To me, modern infrastructure doesn’t just mean roads and subways. It also means greater access to natural gas.

The recent discoveries of huge amounts of shale gas is a game changer, and we need to re-think how we can harvest its benefits to lower costs for consumers and businesses, as well as help power our economy.

As Premier, I will ensure all bureaucratic red tape at the provincial level is removed so that this critical infrastructure has a chance at becoming a reality.

But let me underscore one important thing. Only the Ontario PCs have a plan for affordable energy. The Liberals only promise a 40-plus-percent increase in rates over the next five years.

The choices we have to make aren’t that hard to see, they’re just hard to do.

But I believe in the people of Ontario. We have the hardest working,

talented, and industrious people who sustain this province — whether they be from Smalltown Ontario like my birthplace of Fort Erie where my Mom was a town councillor for years, north to Fort Frances and beyond, or from the eastern tip past Cornwall.

They wouldn’t dream of giving up and they don’t expect their government to give up either. And I am with them.

Successful leaders are the ones who embrace the need for change, not those who pretend it doesn’t exist.

The ideas I laid out in my Million Jobs Act are not without political risk. But the future of Ontario is too important not to be bold.

Like I said, it won’t be easy, but it can be done and it will be worth it.

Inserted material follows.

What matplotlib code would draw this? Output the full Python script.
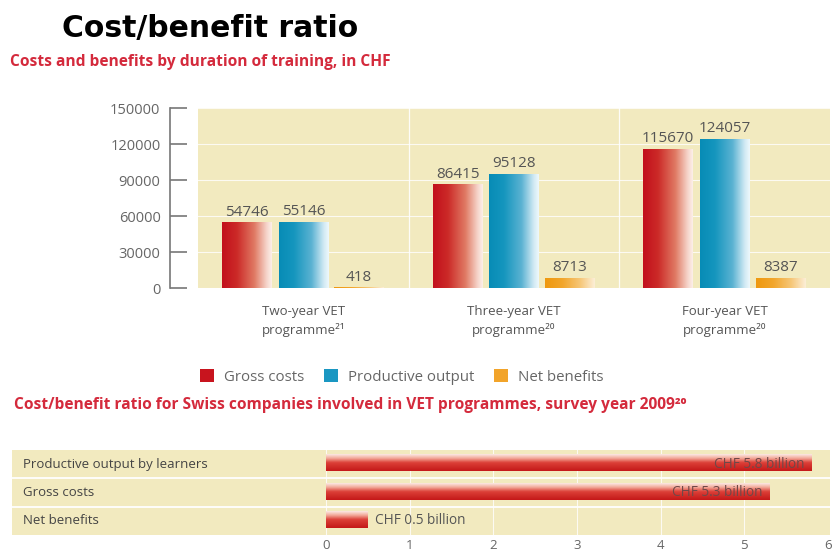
import matplotlib
matplotlib.use("Agg")
import matplotlib.pyplot as plt
import numpy as np
from matplotlib.colors import LinearSegmentedColormap
from matplotlib.patches import Patch
from matplotlib.transforms import blended_transform_factory


# top chart data
programmes = ["Two-year VET\nprogramme²¹", "Three-year VET\nprogramme²⁰", "Four-year VET\nprogramme²⁰"]
series_names = ["Gross costs", "Productive output", "Net benefits"]
gross_costs = [54746, 86415, 115670]
productive_output = [55146, 95128, 124057]
net_benefits = [418, 8713, 8387]
y_ticks = [0, 30000, 60000, 90000, 120000, 150000]

# bottom chart data
ratio_labels = ["Productive output by learners", "Gross costs", "Net benefits"]
ratio_values = [5.8, 5.3, 0.5]
ratio_texts = ["CHF 5.8 billion", "CHF 5.3 billion", "CHF 0.5 billion"]
ratio_ticks = [0, 1, 2, 3, 4, 5, 6]

BG = "#f2eabf"
RED_TXT = "#d42a3c"
GRAY = "#666666"
LEGEND_COLORS = ["#c8141e", "#1a97c2", "#f2a42a"]

plt.rcParams["font.family"] = ["Open Sans", "DejaVu Sans"]

cmap_red = LinearSegmentedColormap.from_list(
    "red", [(0, "#c2101c"), (0.3, "#cc2a28"), (0.65, "#e07a64"), (0.9, "#f6d6cc"), (1, "#fcf0ea")])
cmap_blue = LinearSegmentedColormap.from_list(
    "blue", [(0, "#078cb6"), (0.3, "#1596be"), (0.65, "#5ab2d2"), (0.9, "#d2eaf4"), (1, "#eef8fc")])
cmap_orange = LinearSegmentedColormap.from_list(
    "orange", [(0, "#ef980e"), (0.35, "#f2a62c"), (0.7, "#f6c676"), (1, "#fcefd8")])
cmap_hbar = LinearSegmentedColormap.from_list(
    "hbar", [(0, "#fcece6"), (0.25, "#f2a898"), (0.5, "#dc4038"), (1, "#c41818")])

GRAD = np.linspace(0, 1, 256)


def fill_gradient(ax, bar, cmap, vertical=False):
    x0, y0 = bar.get_x(), bar.get_y()
    w, h = bar.get_width(), bar.get_height()
    data = GRAD[:, None] if vertical else GRAD[None, :]
    im = ax.imshow(data, cmap=cmap, extent=(x0, x0 + w, y0, y0 + h),
                   origin="upper", aspect="auto", zorder=3, interpolation="bicubic")
    im.set_clip_path(bar)


fig = plt.figure(figsize=(8.35, 5.55), dpi=100)

fig.text(210 / 835, 1 - 28 / 555, "Cost/benefit ratio", ha="center", va="center",
         fontsize=21.5, fontweight="bold", family=["DejaVu Sans"], color="black")
fig.text(10 / 835, 1 - 62 / 555, "Costs and benefits by duration of training, in CHF",
         ha="left", va="center", fontsize=11.2, fontweight="bold", color=RED_TXT)

# ---- grouped bars
ax1 = fig.add_axes([198 / 835, 1 - 288 / 555, 632 / 835, 180 / 555])
ax1.set_facecolor(BG)
x = np.arange(len(programmes))
offsets = [-0.268, 0.0, 0.265]
width = 0.235
cmaps = [cmap_red, cmap_blue, cmap_orange]
for vals, off, cm in zip([gross_costs, productive_output, net_benefits], offsets, cmaps):
    bars = ax1.bar(x + off, vals, width, color="none", zorder=3)
    for bar, v in zip(bars, vals):
        fill_gradient(ax1, bar, cm)
        ax1.annotate(str(v), (bar.get_x() + bar.get_width() / 2, v), xytext=(0, 2),
                     textcoords="offset points", ha="center", va="bottom",
                     fontsize=11, color="#555555", zorder=4)

ax1.set_xlim(-0.5, 2.5)
ax1.set_ylim(0, 150000)
ax1.set_yticks(y_ticks)
ax1.set_yticklabels([str(t) for t in y_ticks])
ax1.set_xticks(x)
ax1.set_xticklabels(programmes, fontsize=9.5, color="#555555", linespacing=1.5)
ax1.tick_params(axis="x", length=0, pad=12)
ax1.tick_params(axis="y", direction="in", length=12, width=1.2, color="#777777",
                labelsize=10.5, labelcolor=GRAY, pad=7)
for side in ["top", "right", "bottom"]:
    ax1.spines[side].set_visible(False)
ax1.spines["left"].set_position(("outward", 20))
ax1.spines["left"].set_color("#777777")
ax1.spines["left"].set_linewidth(1.2)
ax1.grid(axis="y", color="white", linewidth=0.8, alpha=0.8, zorder=1)
for d in [0.5, 1.5]:
    ax1.axvline(d, color="white", linewidth=0.9, alpha=0.9, zorder=1)

handles = [Patch(facecolor=c, edgecolor="none") for c in LEGEND_COLORS]
fig.legend(handles, series_names, loc="center", bbox_to_anchor=(402 / 835, 1 - 377 / 555),
           ncol=3, frameon=False, fontsize=10.8, handlelength=0.9, handleheight=0.9,
           handletextpad=0.7, columnspacing=1.3, labelcolor=GRAY)

fig.text(14 / 835, 1 - 405 / 555,
         "Cost/benefit ratio for Swiss companies involved in VET programmes, survey year 2009²⁰",
         ha="left", va="center", fontsize=11.2, fontweight="bold", color=RED_TXT)

# ---- horizontal bars
ax2 = fig.add_axes([12 / 835, 1 - 535 / 555, 818 / 835, 85 / 555])
ax2.set_facecolor(BG)
rows = np.arange(len(ratio_labels))[::-1]
hbars = ax2.barh(rows + 0.05, ratio_values, height=0.6, color="none", zorder=3)
for bar in hbars:
    fill_gradient(ax2, bar, cmap_hbar, vertical=True)

ax2.set_xlim(-3.753, 6.024)
ax2.set_ylim(-0.5, 2.5)
trans = blended_transform_factory(ax2.transAxes, ax2.transData)
for r, lab in zip(rows, ratio_labels):
    ax2.text(0.013, r, lab, transform=trans, ha="left", va="center",
             fontsize=9.5, color="#444444")
for r, v, t in zip(rows, ratio_values, ratio_texts):
    if v > 1:
        ax2.text(v - 0.08, r, t, ha="right", va="center", fontsize=9.8,
                 color="#704848", zorder=4)
    else:
        ax2.text(v + 0.08, r, t, ha="left", va="center", fontsize=9.8,
                 color="#555555", zorder=4)
for r in [0.5, 1.5]:
    ax2.axhline(r, color="white", linewidth=1.3, zorder=2)
for t in ratio_ticks[:-1]:
    ax2.axvline(t, color="white", linewidth=0.8, alpha=0.8, zorder=1)

ax2.set_xticks(ratio_ticks)
ax2.set_xticklabels([str(t) for t in ratio_ticks])
ax2.set_yticks([])
ax2.tick_params(axis="x", length=0, pad=3, labelsize=9.5, labelcolor=GRAY)
for side in ax2.spines:
    ax2.spines[side].set_visible(False)

fig.savefig("out.png", dpi=100, facecolor="white")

I did not get into politics to hedge my bets. I got into politics to put Ontario on the path to prosperity. My political opponents and the union elite will oppose us because they have things pretty good right now.

The problem facing Ontario is that hardworking middle class families and the million who are out of work don’t have it so good. The special interests will oppose our plan and our campaign because they know one thing.

When I am elected, things will change. My Million Jobs Act is just the beginning. Thank you very much.